Saudi Arabia announced extension of voluntary oil production cut
On 4 July, the official Saudi Press Agency announced that Saudi Arabia and Russia agreed to extend oil production cuts of one million barrels per day for another month. The voluntary cap is separate from those agreed under the OPEC+ alliance and was initially set to expire by the end of July. Sources within the Saudi Ministry of Energy described the decision as a step to reinforce “precautionary efforts made by the OPEC countries” and to support the “stability and balance of oil markets.”  Similar sentiments were expressed the next day by Saudi Energy Minister Prince Abdulaziz bin Salman who stressed that Saudi Arabia would do “whatever necessary” to maintain market stability.


Kuwait rejects Iranian plans to commence exploration of Durrah field
On 3 July, the Kuwait Foreign Ministry expressed its rejection of Iran’s plans to commence drilling in the disputed Arah/Durrah field in the Persian Gulf. The statement claimed Kuwait and Saudi Arabia retained “exclusive rights” to the natural wealth of the maritime field. The statement also invited Iran to resume negotiations to resolve this long-standing maritime border dispute which dates back several decades. The next day, the official Saudi Press Agency, citing a foreign ministry source, essentially reiterated Kuwait’s statement by declaring Saudi Arabia and Kuwait’s “exclusive rights” to the field. Both statements follow remarks made by Iranian officials, including the Director of the National Iranian Oil Company, last week saying “there is full preparation to start drilling” in the field.

The dispute over the field may pose a challenge to the Iran-Saudi relationship, which has been remarkably positive since the announced restoration of diplomatic ties in March. Last year, diplomatic tensions temporarily increased after Kuwait and Saudi Arabia signed an agreement to develop the field. The Iranian Foreign Ministry strongly rejected the plans, yet no further escalation was noted. With the field reportedly containing a potential production capacity of one billion standard cubic feet per day, the dispute is likely to remain a source of tension unless all sides find a negotiated agreement.


Houthi Movement escalates activity in al-Dhale province
According to Saudi-linked sources, the Houthi Movement has escalated attacks in the al-Dhale province of Yemen, with indirect fire and assaults targeting government troops in the al-Fakher and al-Thawkhab regions. At least six government soldiers have been killed as a result, with several more injured, while local government officials cite Houti preparations for another, larger assault in the province by bringing reinforcements from other frontline areas. In a related development, the Defence Ministry claimed forces intercepted an explosive-laden UAV in Jouf’s al-Jadafer province, launched by the Houthi Movement, with no casualties or damages discussed.
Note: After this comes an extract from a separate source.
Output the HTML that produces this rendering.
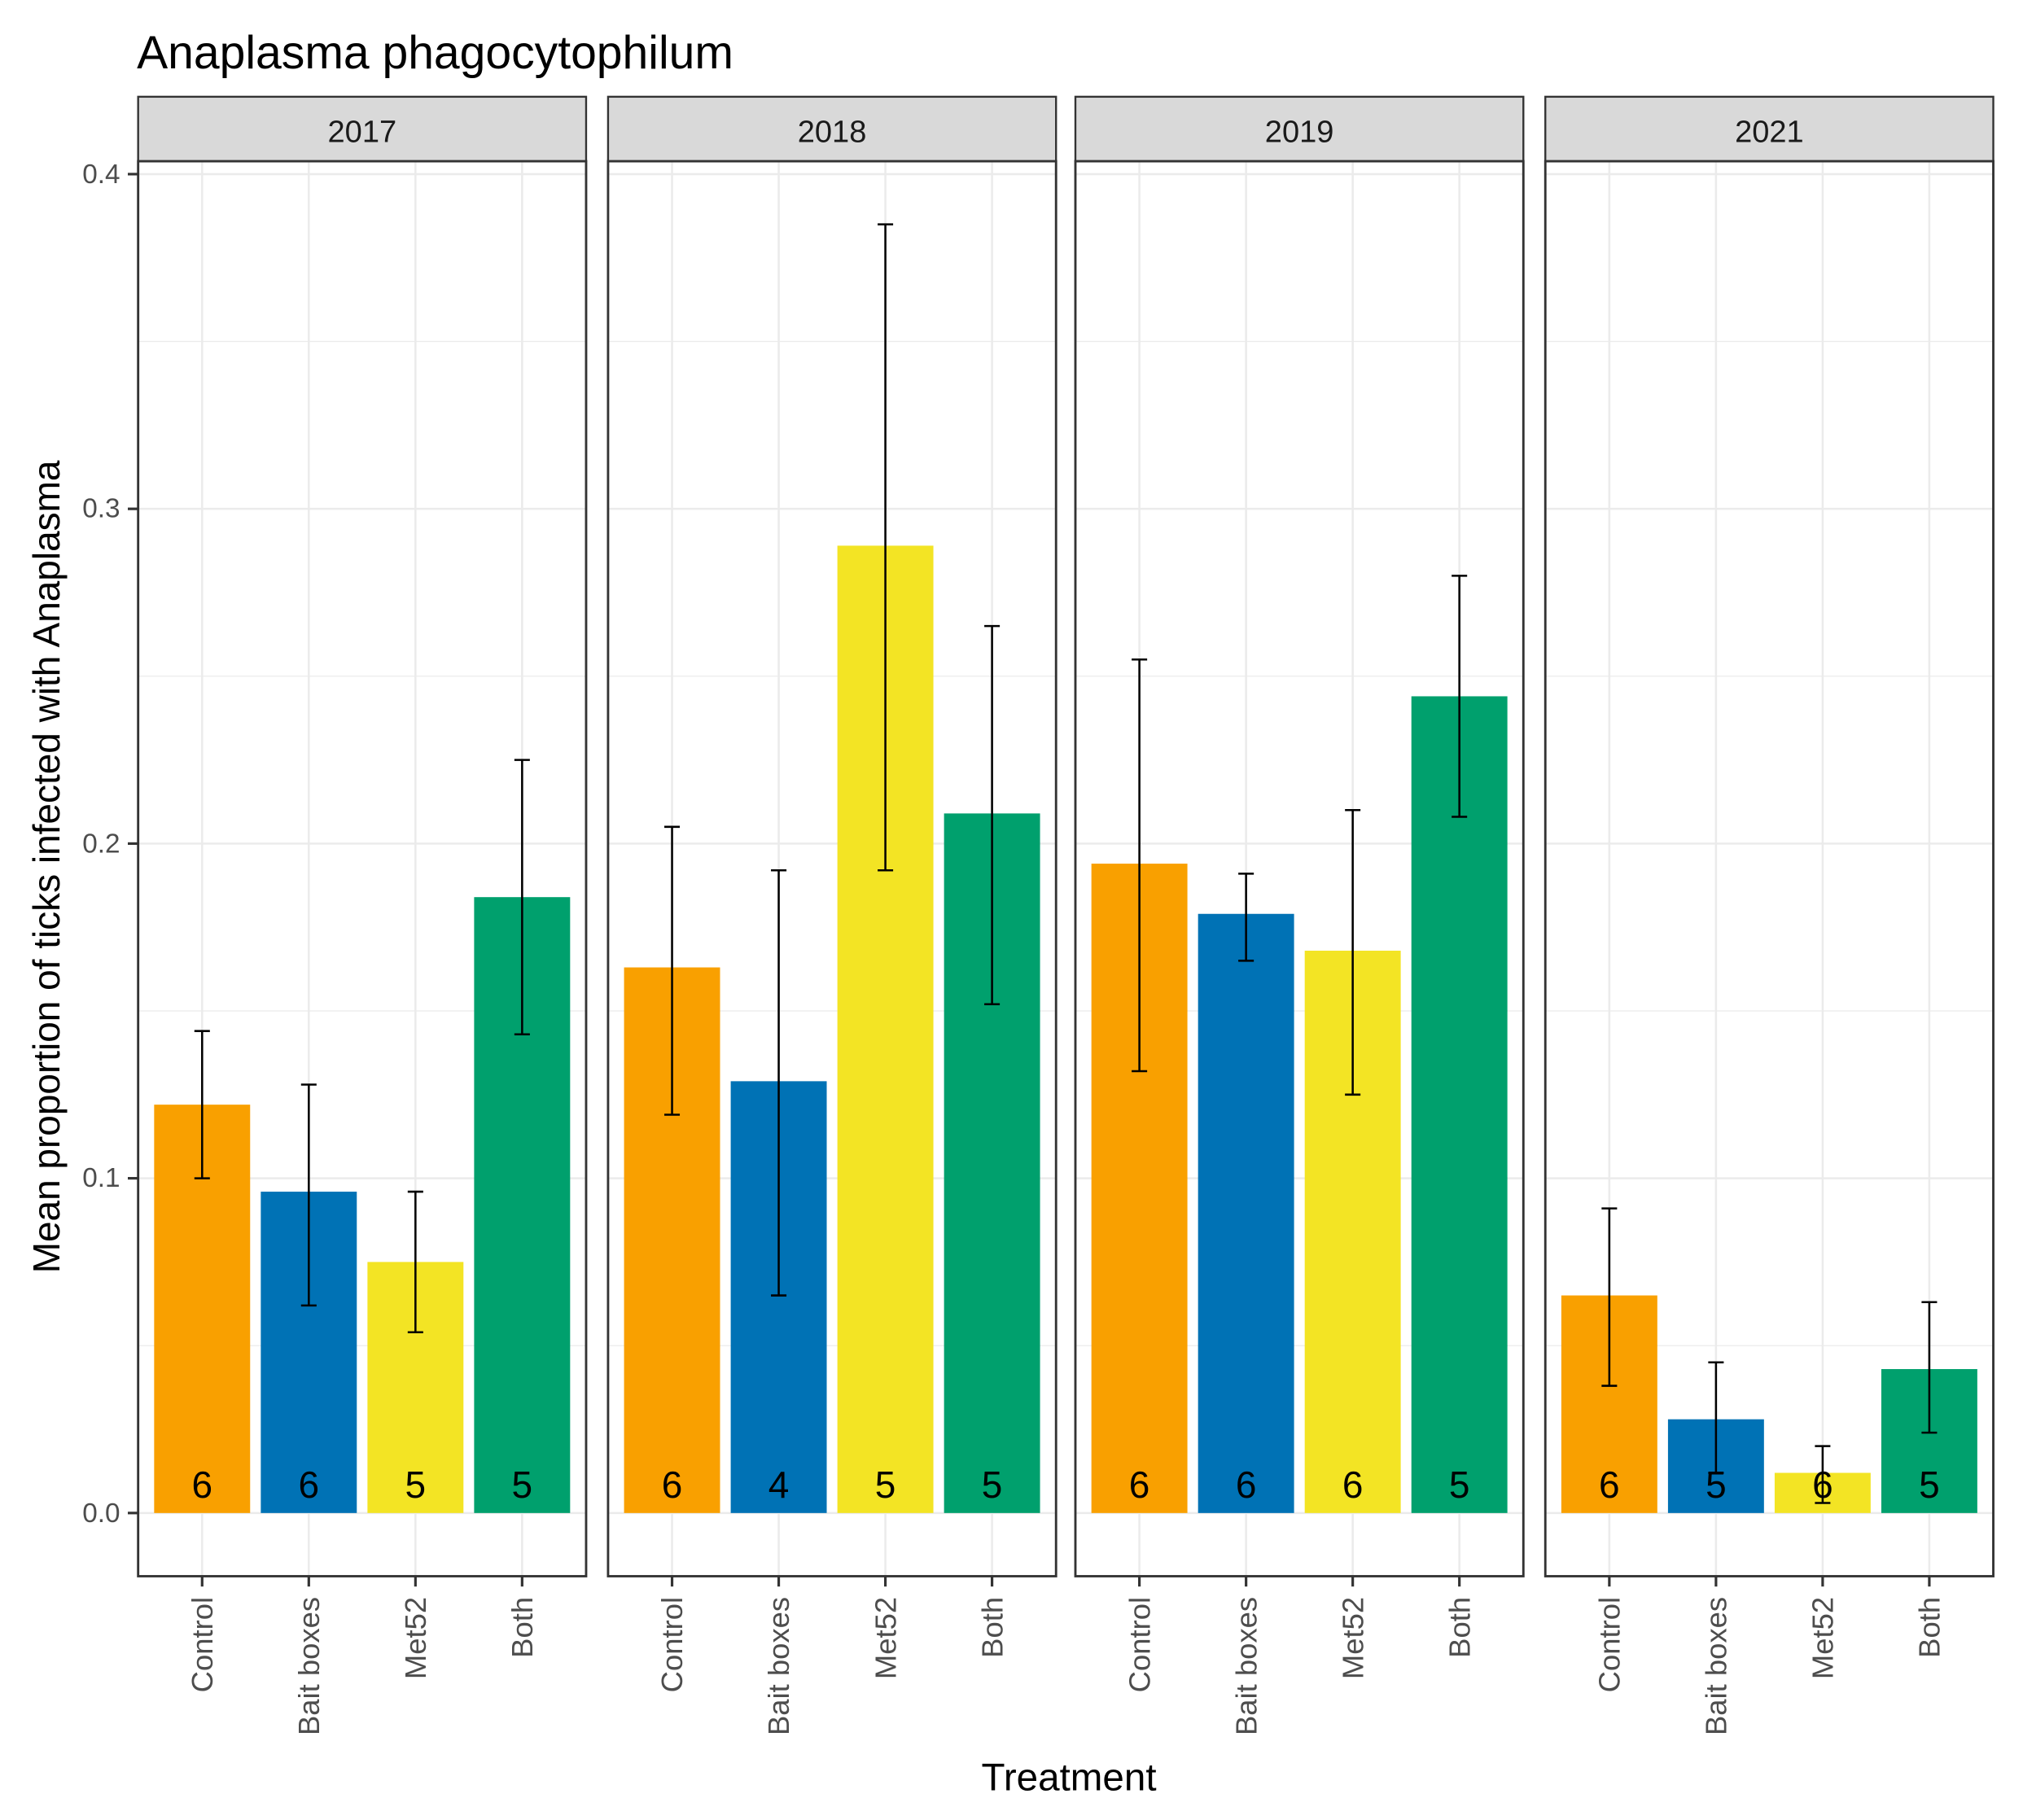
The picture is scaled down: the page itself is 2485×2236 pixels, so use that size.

The developments reported this week are disconcerting, considering a long-standing lull in hostilities prevailing across the country since a temporary truce was agreed in April of 2022. Despite its expiration in October, activity across the frontlines has remained limited, with the reduction in hostilities setting conditions for the start of more serious negotiations earlier this year. The lack of progress observed since in the peace process, combined with the recent escalation in al-Dhale, highlights the fragility of the situation and is set to fuel concerns of a renewed outbreak in major military operations. So far, the activity remains relatively isolated yet, when visiting Houthi troops in Taiz earlier this week, the Houthi Defence Minister reportedly threatened to restart military operations against the government forces unless Houthi demands are met. The statement drew condemnation from the ambassadors of the US, UK and France, who, in a joint statement, called on the movement to return to the negotiations and work with government counterparts to reach a permanent settlement.